GeoNav: Empowering MLLMs with dual-scale geospatial reasoning for language-goal aerial navigation

Abstract

Language-goal aerial navigation requires UAVs to localize targets in the complex outdoors, such as urban blocks based on textual instructions. The indoor methods are often hard to scale to urban scenes due to ambiguous objects, limited visual field, and spatial reasoning. In this work, we propose GeoNav, a multi-modal agent for long-range aerial navigation with geospatial awareness. GeoNav operates in three phases-landmark navigation, target search, and precise localization-mimicking human coarse-to-fine spatial reasoning patterns. To support such reasoning, it dynamically builds dual-scale spatial representations. The first is a global but schematic cognitive map, which fuses prior geographic knowledge and embodied visual cues into a top-down and explicit annotated form.
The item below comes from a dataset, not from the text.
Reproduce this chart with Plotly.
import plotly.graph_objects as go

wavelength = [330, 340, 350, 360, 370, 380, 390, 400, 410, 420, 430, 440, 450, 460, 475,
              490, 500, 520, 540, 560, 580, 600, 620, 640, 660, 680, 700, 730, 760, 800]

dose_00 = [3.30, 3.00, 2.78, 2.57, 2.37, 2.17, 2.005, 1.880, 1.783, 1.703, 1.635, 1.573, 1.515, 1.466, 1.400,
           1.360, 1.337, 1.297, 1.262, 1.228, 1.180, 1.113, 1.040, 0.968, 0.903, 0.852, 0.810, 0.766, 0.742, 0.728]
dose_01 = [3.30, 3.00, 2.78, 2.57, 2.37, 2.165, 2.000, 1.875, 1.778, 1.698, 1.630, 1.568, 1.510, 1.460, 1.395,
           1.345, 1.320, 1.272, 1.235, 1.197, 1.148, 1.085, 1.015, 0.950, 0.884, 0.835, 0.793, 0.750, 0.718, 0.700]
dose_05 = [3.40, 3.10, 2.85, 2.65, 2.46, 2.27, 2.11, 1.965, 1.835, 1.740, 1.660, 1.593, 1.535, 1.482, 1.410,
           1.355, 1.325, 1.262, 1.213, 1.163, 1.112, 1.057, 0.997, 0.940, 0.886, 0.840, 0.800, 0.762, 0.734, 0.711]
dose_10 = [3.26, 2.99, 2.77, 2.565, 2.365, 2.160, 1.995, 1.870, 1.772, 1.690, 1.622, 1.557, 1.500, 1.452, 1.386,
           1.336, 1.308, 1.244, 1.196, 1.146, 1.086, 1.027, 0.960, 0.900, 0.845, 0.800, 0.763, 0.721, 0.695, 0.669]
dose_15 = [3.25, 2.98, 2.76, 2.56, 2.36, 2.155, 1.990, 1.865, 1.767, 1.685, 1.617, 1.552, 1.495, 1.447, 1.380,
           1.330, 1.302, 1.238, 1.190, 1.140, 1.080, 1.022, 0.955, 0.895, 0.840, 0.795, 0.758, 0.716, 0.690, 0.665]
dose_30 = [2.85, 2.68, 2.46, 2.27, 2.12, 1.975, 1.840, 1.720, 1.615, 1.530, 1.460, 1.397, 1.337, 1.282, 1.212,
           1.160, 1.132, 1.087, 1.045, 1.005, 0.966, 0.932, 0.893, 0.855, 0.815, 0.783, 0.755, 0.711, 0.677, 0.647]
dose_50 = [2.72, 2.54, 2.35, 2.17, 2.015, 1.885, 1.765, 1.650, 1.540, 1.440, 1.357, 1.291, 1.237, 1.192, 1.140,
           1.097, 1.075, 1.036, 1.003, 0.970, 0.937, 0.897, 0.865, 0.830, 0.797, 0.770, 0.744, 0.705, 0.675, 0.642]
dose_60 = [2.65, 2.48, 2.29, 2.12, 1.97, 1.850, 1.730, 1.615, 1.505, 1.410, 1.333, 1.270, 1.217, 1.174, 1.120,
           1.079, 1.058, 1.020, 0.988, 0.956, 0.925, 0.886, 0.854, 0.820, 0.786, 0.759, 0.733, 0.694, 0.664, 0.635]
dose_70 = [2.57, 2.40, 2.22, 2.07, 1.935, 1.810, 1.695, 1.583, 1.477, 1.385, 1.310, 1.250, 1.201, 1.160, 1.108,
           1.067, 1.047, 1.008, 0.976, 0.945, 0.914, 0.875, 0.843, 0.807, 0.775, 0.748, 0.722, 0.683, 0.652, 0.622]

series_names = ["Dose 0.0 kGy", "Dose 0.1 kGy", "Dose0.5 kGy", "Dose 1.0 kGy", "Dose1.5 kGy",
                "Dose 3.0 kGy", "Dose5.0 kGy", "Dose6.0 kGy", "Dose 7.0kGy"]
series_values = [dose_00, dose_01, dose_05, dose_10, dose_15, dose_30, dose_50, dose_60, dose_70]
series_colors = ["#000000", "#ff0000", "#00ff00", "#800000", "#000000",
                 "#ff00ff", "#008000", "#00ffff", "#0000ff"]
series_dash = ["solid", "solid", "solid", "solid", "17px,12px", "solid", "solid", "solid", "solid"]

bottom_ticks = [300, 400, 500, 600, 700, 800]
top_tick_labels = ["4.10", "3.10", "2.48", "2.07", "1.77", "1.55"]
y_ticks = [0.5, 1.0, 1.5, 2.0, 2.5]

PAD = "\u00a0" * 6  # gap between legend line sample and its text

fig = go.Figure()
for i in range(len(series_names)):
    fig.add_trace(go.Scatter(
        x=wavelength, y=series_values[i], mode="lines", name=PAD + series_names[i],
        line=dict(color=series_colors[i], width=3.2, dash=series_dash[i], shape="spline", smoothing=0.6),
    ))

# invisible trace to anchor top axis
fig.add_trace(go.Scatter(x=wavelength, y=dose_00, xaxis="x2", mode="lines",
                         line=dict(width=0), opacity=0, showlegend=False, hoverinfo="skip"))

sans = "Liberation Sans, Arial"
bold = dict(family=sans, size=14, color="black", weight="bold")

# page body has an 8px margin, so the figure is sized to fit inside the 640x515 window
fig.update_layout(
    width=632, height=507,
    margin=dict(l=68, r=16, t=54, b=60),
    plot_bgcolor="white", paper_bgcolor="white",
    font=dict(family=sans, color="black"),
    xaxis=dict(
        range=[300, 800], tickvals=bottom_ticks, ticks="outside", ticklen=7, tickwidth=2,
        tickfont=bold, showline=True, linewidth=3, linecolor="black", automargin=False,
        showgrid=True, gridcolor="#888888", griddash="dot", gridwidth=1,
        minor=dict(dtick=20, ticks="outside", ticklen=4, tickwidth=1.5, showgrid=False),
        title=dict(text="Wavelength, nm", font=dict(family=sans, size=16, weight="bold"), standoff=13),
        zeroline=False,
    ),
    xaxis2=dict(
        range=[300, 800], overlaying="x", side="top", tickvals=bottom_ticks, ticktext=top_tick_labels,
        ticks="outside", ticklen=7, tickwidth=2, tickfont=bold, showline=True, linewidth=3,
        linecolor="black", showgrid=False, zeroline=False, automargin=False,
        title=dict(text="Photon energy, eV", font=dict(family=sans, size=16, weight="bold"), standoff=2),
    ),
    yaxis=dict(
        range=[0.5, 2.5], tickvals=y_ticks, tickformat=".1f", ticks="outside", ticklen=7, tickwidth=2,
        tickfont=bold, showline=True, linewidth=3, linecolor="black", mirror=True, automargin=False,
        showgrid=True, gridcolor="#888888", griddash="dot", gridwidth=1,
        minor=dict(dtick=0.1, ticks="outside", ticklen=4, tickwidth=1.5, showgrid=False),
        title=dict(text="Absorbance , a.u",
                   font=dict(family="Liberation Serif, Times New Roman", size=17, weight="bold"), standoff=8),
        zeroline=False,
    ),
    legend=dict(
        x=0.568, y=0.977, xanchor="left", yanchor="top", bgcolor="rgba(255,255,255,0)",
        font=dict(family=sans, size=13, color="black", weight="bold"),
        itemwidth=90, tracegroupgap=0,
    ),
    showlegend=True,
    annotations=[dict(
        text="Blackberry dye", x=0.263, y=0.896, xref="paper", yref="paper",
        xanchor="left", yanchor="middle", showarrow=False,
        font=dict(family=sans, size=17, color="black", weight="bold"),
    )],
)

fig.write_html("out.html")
It enables fast navigation to the landmark region via intuitive map-based reasoning. The second is a local but delicate scene graph representing hierarchical spatial relationships between landmarks and objects, utilized for accurate target localization. On top of the structured memory, GeoNav employs a spatial chain-of-thought mechanism to enable MLLMs with efficient and interpretable action-making across stages. On the CityNav benchmark, GeoNav surpasses the current SOTA up to 18.4% in success rate and significantly eliminates navigation error. The ablation studies highlight the importance of each module, positioning structured spatial perception as the key to advanced UAV navigation. Published in Pattern Recognition, 2026.